DIRECTION.
From the listing below, copy only the lines from the line that contains "Convert this chart to Chart.js code." to the line that contains "ctx.textAlign = 'center';", counting those two lines as part of the copy.

INPUT.
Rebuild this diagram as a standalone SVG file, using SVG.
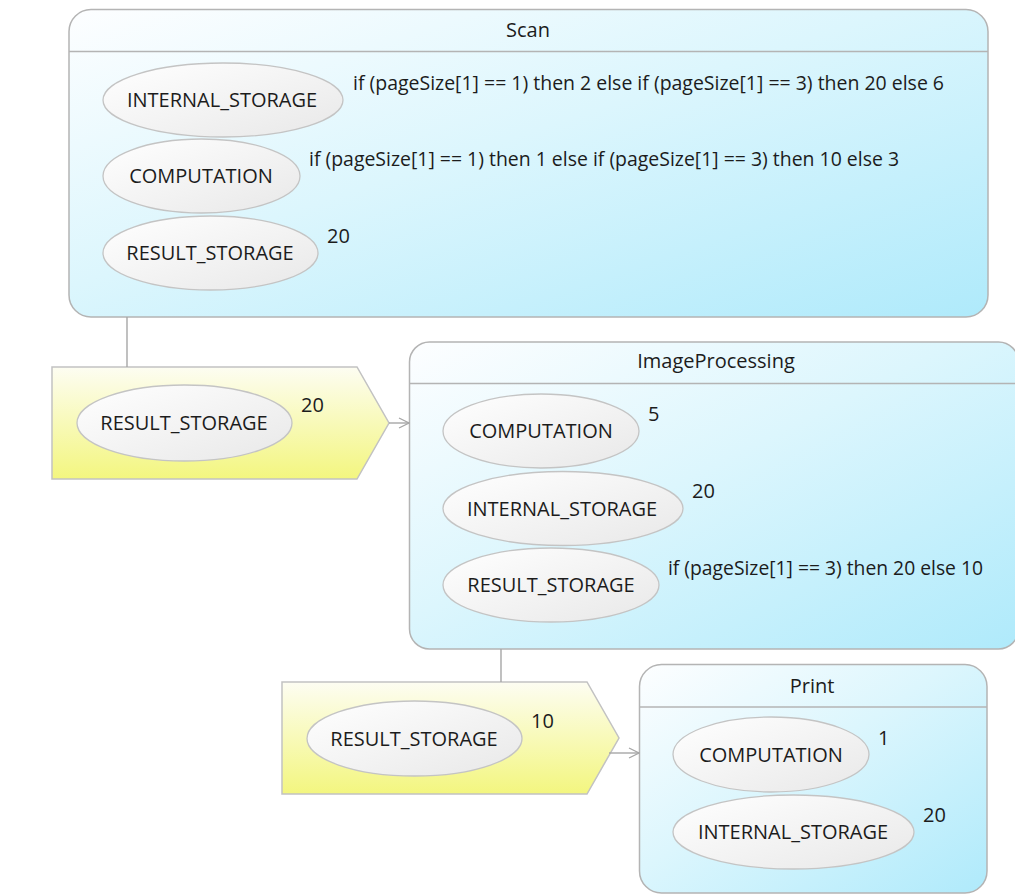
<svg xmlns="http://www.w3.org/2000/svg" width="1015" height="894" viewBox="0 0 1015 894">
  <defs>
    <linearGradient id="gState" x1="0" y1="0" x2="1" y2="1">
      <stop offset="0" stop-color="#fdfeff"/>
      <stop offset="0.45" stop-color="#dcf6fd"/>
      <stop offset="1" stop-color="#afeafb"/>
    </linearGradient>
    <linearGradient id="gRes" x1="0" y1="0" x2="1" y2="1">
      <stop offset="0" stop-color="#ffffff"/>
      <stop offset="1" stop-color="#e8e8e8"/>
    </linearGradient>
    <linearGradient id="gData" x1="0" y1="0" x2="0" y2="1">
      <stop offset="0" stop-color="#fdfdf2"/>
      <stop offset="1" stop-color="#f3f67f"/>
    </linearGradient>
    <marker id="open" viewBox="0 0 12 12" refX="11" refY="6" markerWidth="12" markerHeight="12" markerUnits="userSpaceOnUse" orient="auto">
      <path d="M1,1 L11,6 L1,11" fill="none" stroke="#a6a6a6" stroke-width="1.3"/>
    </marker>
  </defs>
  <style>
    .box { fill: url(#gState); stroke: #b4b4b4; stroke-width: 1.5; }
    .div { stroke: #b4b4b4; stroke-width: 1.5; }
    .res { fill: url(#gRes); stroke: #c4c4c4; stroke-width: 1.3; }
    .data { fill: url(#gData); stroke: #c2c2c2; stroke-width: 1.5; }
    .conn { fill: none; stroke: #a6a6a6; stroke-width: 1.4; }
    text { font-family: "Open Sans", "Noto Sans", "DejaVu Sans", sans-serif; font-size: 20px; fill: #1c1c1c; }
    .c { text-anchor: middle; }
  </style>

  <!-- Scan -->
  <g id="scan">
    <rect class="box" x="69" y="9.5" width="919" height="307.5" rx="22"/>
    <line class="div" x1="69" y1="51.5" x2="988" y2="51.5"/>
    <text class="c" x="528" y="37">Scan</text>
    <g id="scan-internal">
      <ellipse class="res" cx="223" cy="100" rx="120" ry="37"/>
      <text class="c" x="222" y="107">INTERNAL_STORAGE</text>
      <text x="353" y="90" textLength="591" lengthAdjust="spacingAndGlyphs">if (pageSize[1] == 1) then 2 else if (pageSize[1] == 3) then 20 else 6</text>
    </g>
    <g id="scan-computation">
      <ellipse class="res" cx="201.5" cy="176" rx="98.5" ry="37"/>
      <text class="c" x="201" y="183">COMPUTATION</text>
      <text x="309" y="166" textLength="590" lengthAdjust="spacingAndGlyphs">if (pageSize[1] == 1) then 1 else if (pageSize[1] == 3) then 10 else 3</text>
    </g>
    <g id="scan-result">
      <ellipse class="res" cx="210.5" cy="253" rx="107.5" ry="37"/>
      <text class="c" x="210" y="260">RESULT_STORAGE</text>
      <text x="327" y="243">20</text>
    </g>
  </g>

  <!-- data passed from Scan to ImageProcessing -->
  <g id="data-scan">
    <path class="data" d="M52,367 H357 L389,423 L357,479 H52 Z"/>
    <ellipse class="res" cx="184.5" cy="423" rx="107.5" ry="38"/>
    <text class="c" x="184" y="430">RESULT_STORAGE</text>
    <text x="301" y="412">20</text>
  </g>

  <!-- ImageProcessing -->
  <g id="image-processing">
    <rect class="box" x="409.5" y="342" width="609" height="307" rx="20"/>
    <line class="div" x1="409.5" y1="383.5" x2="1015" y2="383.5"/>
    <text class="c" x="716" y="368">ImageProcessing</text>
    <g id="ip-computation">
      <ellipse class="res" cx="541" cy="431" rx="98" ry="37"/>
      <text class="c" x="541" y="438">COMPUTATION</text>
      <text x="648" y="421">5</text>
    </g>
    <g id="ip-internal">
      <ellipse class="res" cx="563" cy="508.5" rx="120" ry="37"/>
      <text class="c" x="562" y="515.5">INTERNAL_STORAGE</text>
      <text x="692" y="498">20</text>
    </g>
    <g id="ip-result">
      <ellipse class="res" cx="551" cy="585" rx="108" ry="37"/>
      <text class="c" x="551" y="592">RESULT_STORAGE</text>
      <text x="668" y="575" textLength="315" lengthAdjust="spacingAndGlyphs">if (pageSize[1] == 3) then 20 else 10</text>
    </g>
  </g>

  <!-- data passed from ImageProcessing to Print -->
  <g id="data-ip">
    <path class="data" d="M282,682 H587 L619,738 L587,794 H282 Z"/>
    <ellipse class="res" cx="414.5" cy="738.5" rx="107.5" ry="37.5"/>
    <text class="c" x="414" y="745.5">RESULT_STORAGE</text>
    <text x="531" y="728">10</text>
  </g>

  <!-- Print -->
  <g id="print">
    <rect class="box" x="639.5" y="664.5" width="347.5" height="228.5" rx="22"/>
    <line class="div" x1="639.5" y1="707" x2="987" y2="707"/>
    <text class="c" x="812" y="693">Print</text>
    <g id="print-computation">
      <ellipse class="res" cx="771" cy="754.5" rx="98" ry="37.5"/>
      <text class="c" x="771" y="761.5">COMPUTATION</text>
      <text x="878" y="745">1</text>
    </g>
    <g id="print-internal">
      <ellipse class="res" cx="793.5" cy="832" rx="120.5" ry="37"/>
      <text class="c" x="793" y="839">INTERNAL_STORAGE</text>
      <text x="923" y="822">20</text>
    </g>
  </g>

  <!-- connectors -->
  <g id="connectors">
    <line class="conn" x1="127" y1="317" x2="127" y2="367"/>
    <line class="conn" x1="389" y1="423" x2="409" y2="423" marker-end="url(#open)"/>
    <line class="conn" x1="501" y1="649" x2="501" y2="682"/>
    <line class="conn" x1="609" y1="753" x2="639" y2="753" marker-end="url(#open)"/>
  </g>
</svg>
* * *
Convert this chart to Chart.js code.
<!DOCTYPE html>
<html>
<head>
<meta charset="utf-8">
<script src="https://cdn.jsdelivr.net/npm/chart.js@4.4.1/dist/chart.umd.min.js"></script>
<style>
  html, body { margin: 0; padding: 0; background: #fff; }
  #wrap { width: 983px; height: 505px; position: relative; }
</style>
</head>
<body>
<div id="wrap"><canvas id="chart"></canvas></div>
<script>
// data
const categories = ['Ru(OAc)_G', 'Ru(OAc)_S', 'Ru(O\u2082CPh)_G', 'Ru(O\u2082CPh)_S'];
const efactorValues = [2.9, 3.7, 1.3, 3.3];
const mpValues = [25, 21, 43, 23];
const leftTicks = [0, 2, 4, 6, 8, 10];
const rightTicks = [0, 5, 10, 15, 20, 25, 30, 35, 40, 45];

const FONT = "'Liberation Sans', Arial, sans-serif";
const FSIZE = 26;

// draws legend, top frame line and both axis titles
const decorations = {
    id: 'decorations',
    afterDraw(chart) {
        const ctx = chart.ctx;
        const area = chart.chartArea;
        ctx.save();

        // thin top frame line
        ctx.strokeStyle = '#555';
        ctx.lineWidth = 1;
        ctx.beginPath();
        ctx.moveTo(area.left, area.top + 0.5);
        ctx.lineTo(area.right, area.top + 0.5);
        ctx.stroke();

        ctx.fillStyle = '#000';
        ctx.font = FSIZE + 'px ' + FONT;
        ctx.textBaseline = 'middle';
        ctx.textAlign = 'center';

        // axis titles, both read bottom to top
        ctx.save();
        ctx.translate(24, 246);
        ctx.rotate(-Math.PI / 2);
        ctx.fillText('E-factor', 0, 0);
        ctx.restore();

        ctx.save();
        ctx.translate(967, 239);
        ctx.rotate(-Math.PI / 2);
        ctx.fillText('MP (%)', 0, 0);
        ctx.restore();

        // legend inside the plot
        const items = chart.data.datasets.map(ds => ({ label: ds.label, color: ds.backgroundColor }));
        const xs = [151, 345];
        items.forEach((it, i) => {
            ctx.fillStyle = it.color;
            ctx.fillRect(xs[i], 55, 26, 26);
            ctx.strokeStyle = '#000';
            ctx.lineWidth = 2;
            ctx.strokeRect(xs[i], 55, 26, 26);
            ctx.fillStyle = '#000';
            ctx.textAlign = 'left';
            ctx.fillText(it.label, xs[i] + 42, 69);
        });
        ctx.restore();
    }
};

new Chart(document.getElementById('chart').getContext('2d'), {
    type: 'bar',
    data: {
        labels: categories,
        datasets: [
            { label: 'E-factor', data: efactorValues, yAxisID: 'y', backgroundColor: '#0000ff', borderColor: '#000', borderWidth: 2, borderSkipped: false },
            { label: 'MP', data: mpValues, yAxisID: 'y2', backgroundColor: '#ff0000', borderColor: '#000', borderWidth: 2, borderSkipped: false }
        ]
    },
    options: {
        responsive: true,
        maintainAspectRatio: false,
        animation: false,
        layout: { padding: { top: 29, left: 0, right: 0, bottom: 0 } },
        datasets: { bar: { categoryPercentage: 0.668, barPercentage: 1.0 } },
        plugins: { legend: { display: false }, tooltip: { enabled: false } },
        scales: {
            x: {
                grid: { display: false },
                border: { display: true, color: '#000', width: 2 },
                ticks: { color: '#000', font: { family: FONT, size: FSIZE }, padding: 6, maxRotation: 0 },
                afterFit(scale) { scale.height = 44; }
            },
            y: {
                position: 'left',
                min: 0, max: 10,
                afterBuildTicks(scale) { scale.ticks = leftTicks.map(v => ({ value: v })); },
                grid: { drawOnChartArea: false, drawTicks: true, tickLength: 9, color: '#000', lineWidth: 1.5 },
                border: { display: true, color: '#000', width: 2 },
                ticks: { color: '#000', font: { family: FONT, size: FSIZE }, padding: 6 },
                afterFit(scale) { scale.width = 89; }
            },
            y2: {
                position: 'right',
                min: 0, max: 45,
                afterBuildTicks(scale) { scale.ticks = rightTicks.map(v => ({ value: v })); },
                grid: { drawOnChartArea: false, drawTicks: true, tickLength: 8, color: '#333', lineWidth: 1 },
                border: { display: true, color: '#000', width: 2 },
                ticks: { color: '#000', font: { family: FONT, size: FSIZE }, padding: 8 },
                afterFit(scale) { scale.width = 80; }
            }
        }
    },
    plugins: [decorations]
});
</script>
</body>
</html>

FINISHED ANSWER.
Convert this chart to Chart.js code.
<!DOCTYPE html>
<html>
<head>
<meta charset="utf-8">
<script src="https://cdn.jsdelivr.net/npm/chart.js@4.4.1/dist/chart.umd.min.js"></script>
<style>
  html, body { margin: 0; padding: 0; background: #fff; }
  #wrap { width: 983px; height: 505px; position: relative; }
</style>
</head>
<body>
<div id="wrap"><canvas id="chart"></canvas></div>
<script>
// data
const categories = ['Ru(OAc)_G', 'Ru(OAc)_S', 'Ru(O\u2082CPh)_G', 'Ru(O\u2082CPh)_S'];
const efactorValues = [2.9, 3.7, 1.3, 3.3];
const mpValues = [25, 21, 43, 23];
const leftTicks = [0, 2, 4, 6, 8, 10];
const rightTicks = [0, 5, 10, 15, 20, 25, 30, 35, 40, 45];

const FONT = "'Liberation Sans', Arial, sans-serif";
const FSIZE = 26;

// draws legend, top frame line and both axis titles
const decorations = {
    id: 'decorations',
    afterDraw(chart) {
        const ctx = chart.ctx;
        const area = chart.chartArea;
        ctx.save();

        // thin top frame line
        ctx.strokeStyle = '#555';
        ctx.lineWidth = 1;
        ctx.beginPath();
        ctx.moveTo(area.left, area.top + 0.5);
        ctx.lineTo(area.right, area.top + 0.5);
        ctx.stroke();

        ctx.fillStyle = '#000';
        ctx.font = FSIZE + 'px ' + FONT;
        ctx.textBaseline = 'middle';
        ctx.textAlign = 'center';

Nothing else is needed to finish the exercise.